A veces una novela de espías calma. El género es un territorio acotado, permite estar fuera de la vida, sin tener que mantenerse alerta, cosa que sí hay que hacer con otra clase de lecturas que en cualquier momento nos agarran de la solapa y nos llevan a donde no esperábamos. Buscando calma leí […]

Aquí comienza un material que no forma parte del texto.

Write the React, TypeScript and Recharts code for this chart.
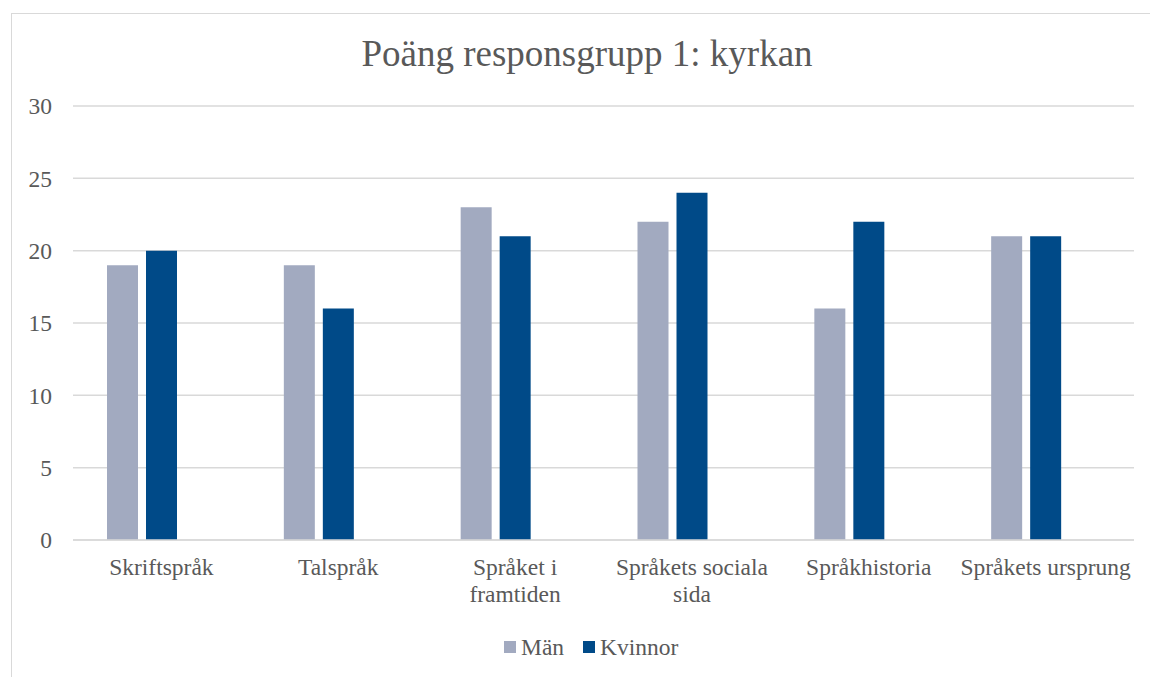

A veces una novela de espías calma. El género es un territorio acotado, permite estar fuera de la vida, sin tener que mantenerse alerta, cosa que sí hay que hacer con otra clase de lecturas que en cualquier momento nos agarran de la solapa y nos llevan a donde no esperábamos. Buscando calma leí La chica del tambor, una novela de Le Carré de los años 80. Pero hay algo en ella que salta por encima del género y, pasado un tiempo, regresa a buscarnos. Lo vemos venir en un diálogo entre un espía y la agente, una actriz de medio pelo, a quien está a punto de reclutar:
«-El teatro debe tener una aplicación en la realidad, debe ser útil. ¿Tú lo crees así?- preguntó él. -Sí, estoy de acuerdo, el teatro debería ser útil, debería hacer sentir a la gente, hacerles compartir. Debería, digamos, despertar su conciencia. -¿Y ser real por tanto? ¿Estás segura? -Claro que estoy segura. -Entonces, bueno -dijo él, como si en ese caso ella no hubiera de culparle.»
Si el teatro ha de tener efectos no se distingue tanto del espionaje, parece insinuar el narrador. En los años en que se escribió la novela, la red, lo virtual, la identidad que tiembla en las pantallas no existía y era más costoso el paso de la realidad a la ficción y viceversa. Hoy esa acepción del teatro ligada a la representación se extiende a toda nuestra actividad virtual: ¿actúa quien teclea o quien calla? ¿somos lo borrado o lo divulgado, esa foto o la mezcla o el día sin móvil o el continuo que va del bit al tacto y al sueño?
Escribir ha consistido siempre en ofrecer un estilo y una trama a la vida sin demasiado sentido; vivir, al cabo, es una lucha entre las tramas que inventamos y las que nos imponen, entre el estilo de un gesto y la mera reacción. Y confiamos, y creemos que lo imaginado ganará la partida. Pero el teatro de lo real es poderoso, los actos pesan, los gobiernos legislan, los techos se hunden o faltan; entonces, una vez más, nos toca salir ahí, con todos nuestros recursos, nuestros trucos, nuestro lenguaje que fluye por un espacio virtual y desemboca.
En la novela hay un momento en que la agente reclutada mira a su alrededor y en el chico que arranca su moto o en la mujer que corre con los auriculares puestos ya no ve un chico ni una mujer sino vigilantes enviados por los amigos o por los enemigos, personajes de otra trama que entra en la suya; es así como vamos sabiendo que no hay tal distancia entre lo virtual y lo real, pero no porque todo sea ficción sino porque lo que cuenta es la historia de la que formamos parte.